Partai demokrat berpestqa karena AHY diusung jadi Wapres. Beberapa jam sejak peristiwa itu, Partai Demokrat kemudian memberikan arahan kepada semua Perwakilan Parpol di berbagai daerah, untuk mulai memasang baliho bergambar Mantan Gubernur dan AHY, putra SBY sebagai Calon Presiden dan Wakil Presiden.
Tampaknya terjadi euforia berlebihan di kalangan Partai Demokrat atas dipilihnya Ketua mereka sebagai Wakil Presiden yang memang diincar sejak lama oleh AHY. Terbukti sudah setahun belakangan ini Partai Demokrat mengunggulkan Mantan Gubernur sebagai Presiden.
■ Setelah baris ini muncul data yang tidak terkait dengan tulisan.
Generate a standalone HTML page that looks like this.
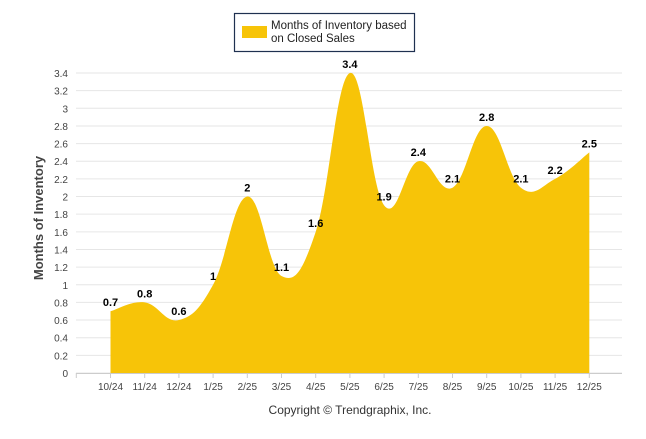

Tinggal menunggu pengumuman resmi pencalonan AHY sebagai Cawapres sang Mantan.
Diam-diam Nasdem berkomunikasi dengan PKB dan melamar Cak Imin Ketua PKB untuk bersedia menjadi Wapres Mantan Gubernur, meski saat itu Cak Imin sedang berkomunikasi dengan Gerindra untuk menjadi wapresnya Prabowo Gerindra.
Namun Cak Imin membaca bahwa di koalisi Prabowo ada Golkar yang kuat mencalonkan Ketua mereka, Airlangga Hartanto dan ketua Parpol lain yang sama-sama berkehendak menjadi Cawapres.
Tahu bawa Nasdem diam-diam meminta Cak Imin menjadi Wapres Mantan Gubernur DKI, Demokrat patah hati, kecewa, marah, baper dan langsung keluar dari Koalisi Pembaruan dengan mengatakan Demokrat dikhianati.
Seperti biasanya – lucunya – secara terbuka, SBY menyalahkan semua peristiwa ini kepada dalang atas kejadian ini yang ditujukan kepada Presiden Jokowi yang disebut sebagai Pak Lurah. SBY menuduh Pak Lurah berperan memecah kaalisi sehingga AHY, putra pangeran ditendang dari Koalisi Pembaruan dan diganti Cak Imin.
Selain menuduh Pak Lurah, Demokrat langsung menginstrusikan semua kader daerah untuk mencopot semua baliho dan marobek foto Mantan Gubernur dan memasukkan foto itu ke dalam bak sampah.
Meski Demokrat akan masuk usia berpolitik selama 22 tahun pada 9 September nanti, tak berarti Demokrat sudah dewasa adalam berpolitik. Dengan ngambeg langsung keluar dari koalisi Pembaruan tanpa pamit, dan menuduh Nasden dan Mantan Gubernur berkhianat, Partai Demokrat, seperti biasanya, terpojok. Mereka tak punya Pan B. Hanya ada dua pilihan; bergabung dengan Koalisi Ganjar Pranowo atau Prabowo atau ngambeg dengan membubarkan diri.
Mengingat SBY yang anti Jokowi dan PDI, rasanya, Demokrat yang tak memiliki rencana cadangan sesudah keluar dari koalisi Nasdem-PKS dan PKB, akan memilih Koalisi Prabowo dengan mengincar posisi Wapres untuk sang pangerang Demokrat. Tak mungkin membubarkan diri sebelum Sang Pangerang menjadi Cawapres.
Tetapi, politik itu tentang nafsu kekuasaan, sehingga sulit diprediksi mau kemana Demokrat dan sang Pangeran, sebab di sana banyak kepentingan-kepentingan pribadi, dan tak sedikitpun memikirkan rakyat yang memilih mereka.